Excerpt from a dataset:
__________________________________________________
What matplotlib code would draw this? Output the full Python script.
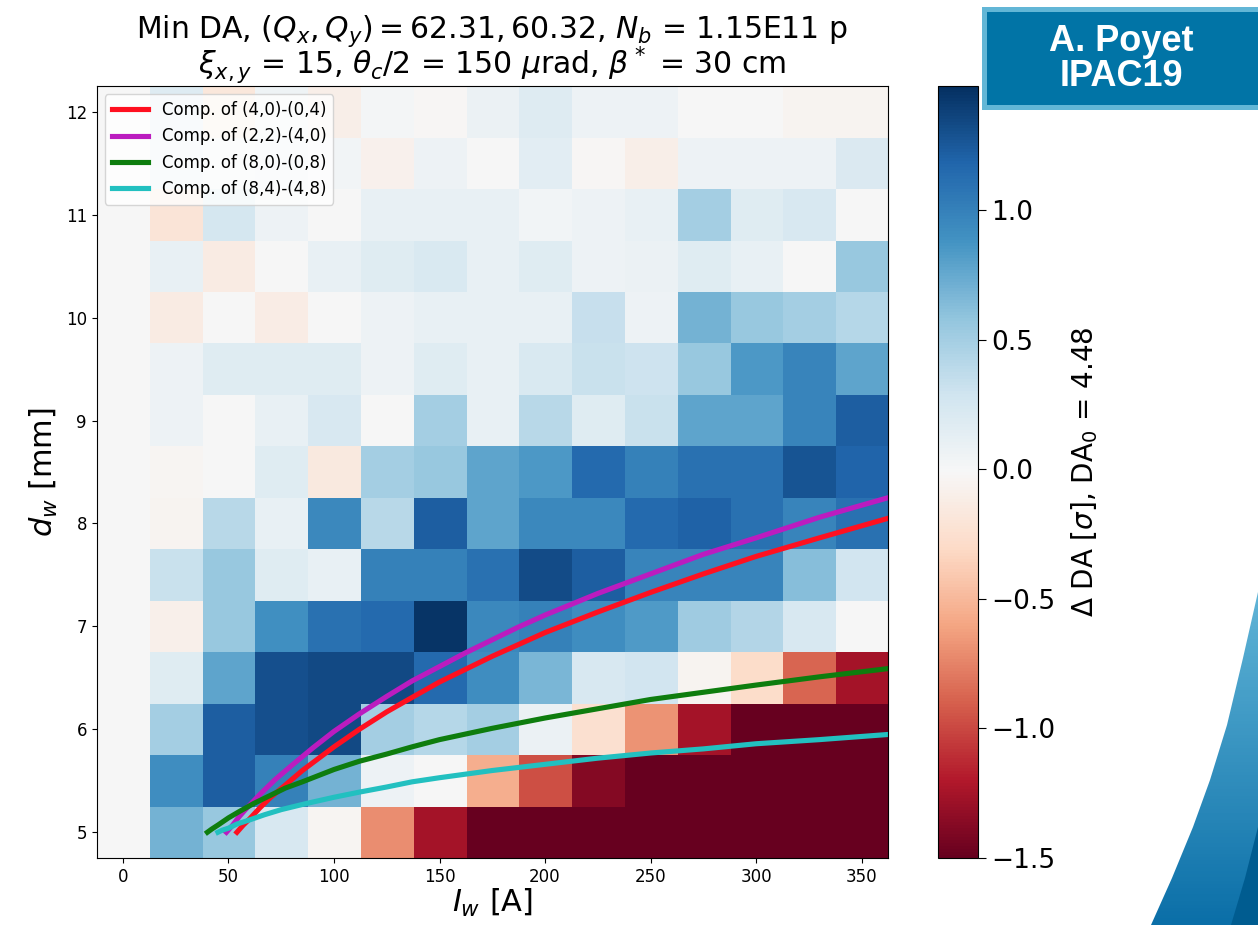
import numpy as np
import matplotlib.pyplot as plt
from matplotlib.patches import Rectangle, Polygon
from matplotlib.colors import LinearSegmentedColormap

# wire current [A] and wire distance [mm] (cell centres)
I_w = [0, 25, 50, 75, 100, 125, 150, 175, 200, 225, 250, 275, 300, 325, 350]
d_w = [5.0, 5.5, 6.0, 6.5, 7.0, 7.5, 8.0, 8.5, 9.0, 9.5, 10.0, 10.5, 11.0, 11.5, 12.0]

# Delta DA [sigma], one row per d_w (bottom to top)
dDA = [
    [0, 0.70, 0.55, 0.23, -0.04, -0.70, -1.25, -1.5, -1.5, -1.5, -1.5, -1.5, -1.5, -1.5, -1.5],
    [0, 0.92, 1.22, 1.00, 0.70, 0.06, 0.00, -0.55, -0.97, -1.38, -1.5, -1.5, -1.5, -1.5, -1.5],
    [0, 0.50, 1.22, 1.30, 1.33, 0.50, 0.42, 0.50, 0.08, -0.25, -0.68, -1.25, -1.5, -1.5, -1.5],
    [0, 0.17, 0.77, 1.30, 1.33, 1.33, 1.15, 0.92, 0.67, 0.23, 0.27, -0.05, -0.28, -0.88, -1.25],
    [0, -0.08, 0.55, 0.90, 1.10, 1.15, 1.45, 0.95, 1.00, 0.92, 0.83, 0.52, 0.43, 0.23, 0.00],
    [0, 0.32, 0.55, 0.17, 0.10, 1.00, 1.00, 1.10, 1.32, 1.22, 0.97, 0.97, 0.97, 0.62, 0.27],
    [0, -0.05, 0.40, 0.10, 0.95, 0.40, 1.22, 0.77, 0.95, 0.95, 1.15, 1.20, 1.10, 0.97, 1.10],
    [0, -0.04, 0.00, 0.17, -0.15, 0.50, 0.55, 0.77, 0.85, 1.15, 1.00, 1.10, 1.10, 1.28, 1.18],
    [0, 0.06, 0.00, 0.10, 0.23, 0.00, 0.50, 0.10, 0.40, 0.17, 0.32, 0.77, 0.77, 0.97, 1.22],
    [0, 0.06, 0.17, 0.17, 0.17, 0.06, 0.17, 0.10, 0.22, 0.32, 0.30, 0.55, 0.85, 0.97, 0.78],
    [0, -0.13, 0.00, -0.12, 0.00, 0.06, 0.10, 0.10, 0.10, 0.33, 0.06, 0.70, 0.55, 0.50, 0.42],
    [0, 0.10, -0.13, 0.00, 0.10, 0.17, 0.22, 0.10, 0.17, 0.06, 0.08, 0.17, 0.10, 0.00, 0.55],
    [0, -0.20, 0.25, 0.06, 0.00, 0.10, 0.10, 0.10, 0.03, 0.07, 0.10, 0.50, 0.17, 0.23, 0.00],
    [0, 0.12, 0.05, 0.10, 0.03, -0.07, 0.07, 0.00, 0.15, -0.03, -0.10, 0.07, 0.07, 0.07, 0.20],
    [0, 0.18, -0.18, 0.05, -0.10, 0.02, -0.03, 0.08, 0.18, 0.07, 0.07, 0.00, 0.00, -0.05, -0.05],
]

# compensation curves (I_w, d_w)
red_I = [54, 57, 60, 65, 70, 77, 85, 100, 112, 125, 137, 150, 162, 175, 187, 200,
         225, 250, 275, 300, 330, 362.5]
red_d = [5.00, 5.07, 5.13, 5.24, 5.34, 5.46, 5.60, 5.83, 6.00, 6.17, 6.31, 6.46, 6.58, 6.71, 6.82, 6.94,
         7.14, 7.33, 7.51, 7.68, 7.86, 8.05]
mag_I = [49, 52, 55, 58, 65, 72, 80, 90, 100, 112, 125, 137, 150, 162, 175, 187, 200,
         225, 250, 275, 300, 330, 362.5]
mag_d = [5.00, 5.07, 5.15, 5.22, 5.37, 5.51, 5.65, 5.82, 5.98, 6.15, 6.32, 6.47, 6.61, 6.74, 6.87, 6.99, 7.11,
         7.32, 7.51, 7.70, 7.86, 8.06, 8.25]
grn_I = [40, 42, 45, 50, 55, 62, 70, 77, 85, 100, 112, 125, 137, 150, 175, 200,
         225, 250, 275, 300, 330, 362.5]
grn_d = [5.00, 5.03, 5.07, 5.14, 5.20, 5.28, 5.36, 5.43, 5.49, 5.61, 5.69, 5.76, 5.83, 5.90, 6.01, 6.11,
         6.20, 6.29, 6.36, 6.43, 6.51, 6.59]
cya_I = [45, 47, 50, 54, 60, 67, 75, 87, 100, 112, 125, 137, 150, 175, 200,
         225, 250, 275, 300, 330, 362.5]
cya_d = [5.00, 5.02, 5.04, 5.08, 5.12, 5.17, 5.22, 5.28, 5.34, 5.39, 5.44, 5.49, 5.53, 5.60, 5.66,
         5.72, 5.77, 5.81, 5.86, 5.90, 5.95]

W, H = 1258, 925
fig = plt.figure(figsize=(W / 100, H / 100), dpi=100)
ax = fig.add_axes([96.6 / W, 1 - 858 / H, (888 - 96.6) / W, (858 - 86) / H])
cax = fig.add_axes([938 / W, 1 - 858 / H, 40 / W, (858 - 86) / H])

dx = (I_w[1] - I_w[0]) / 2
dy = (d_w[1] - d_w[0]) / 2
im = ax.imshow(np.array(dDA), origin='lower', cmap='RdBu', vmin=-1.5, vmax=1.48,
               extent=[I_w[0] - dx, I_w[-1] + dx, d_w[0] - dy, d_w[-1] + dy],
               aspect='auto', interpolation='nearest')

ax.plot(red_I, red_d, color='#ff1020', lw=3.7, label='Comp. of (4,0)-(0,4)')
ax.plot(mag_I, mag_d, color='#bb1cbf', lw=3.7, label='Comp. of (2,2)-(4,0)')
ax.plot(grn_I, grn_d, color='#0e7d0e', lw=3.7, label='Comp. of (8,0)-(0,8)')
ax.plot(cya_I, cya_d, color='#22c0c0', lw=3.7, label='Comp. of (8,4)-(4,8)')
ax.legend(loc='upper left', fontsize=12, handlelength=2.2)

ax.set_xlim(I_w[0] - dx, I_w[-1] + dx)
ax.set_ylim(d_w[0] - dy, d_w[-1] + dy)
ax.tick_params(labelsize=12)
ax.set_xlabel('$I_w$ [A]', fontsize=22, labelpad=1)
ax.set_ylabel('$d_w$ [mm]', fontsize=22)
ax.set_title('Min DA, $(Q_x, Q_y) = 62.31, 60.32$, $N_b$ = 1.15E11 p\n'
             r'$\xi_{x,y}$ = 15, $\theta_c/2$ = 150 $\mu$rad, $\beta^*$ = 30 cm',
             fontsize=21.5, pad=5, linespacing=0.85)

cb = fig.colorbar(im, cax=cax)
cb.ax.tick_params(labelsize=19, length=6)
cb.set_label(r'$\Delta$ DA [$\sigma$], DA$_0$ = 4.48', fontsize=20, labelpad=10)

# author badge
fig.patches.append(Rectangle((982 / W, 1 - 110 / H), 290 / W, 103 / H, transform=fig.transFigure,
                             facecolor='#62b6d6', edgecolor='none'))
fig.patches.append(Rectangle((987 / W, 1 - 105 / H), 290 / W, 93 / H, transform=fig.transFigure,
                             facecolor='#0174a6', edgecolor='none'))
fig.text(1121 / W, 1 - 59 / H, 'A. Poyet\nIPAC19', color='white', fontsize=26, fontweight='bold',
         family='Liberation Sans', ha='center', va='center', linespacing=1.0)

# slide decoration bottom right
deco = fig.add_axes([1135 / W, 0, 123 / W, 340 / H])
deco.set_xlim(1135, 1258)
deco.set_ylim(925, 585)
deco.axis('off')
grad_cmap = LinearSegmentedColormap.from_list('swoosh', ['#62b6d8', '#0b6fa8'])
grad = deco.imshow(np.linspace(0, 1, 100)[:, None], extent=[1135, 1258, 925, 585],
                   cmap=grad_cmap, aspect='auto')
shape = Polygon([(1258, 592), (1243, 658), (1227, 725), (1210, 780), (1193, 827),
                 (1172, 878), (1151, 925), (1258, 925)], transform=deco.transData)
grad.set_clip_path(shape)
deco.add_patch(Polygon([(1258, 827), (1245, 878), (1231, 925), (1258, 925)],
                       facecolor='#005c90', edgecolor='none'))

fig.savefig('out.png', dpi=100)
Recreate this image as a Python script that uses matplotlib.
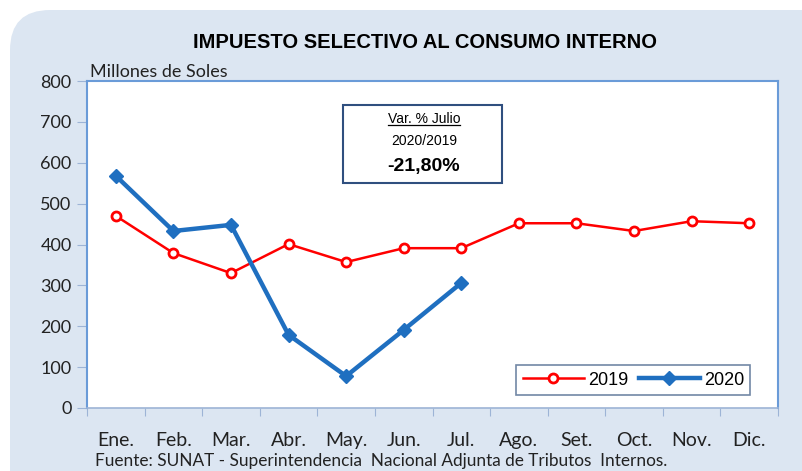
__________________________________________________
Skip every picture and return the lines above from the top through the one that contains "from matplotlib.colors import".

## Exercise output
What matplotlib code would draw this? Output the full Python script.
import numpy as np
import matplotlib.pyplot as plt
from matplotlib.patches import Rectangle, Polygon
from matplotlib.colors import LinearSegmentedColormap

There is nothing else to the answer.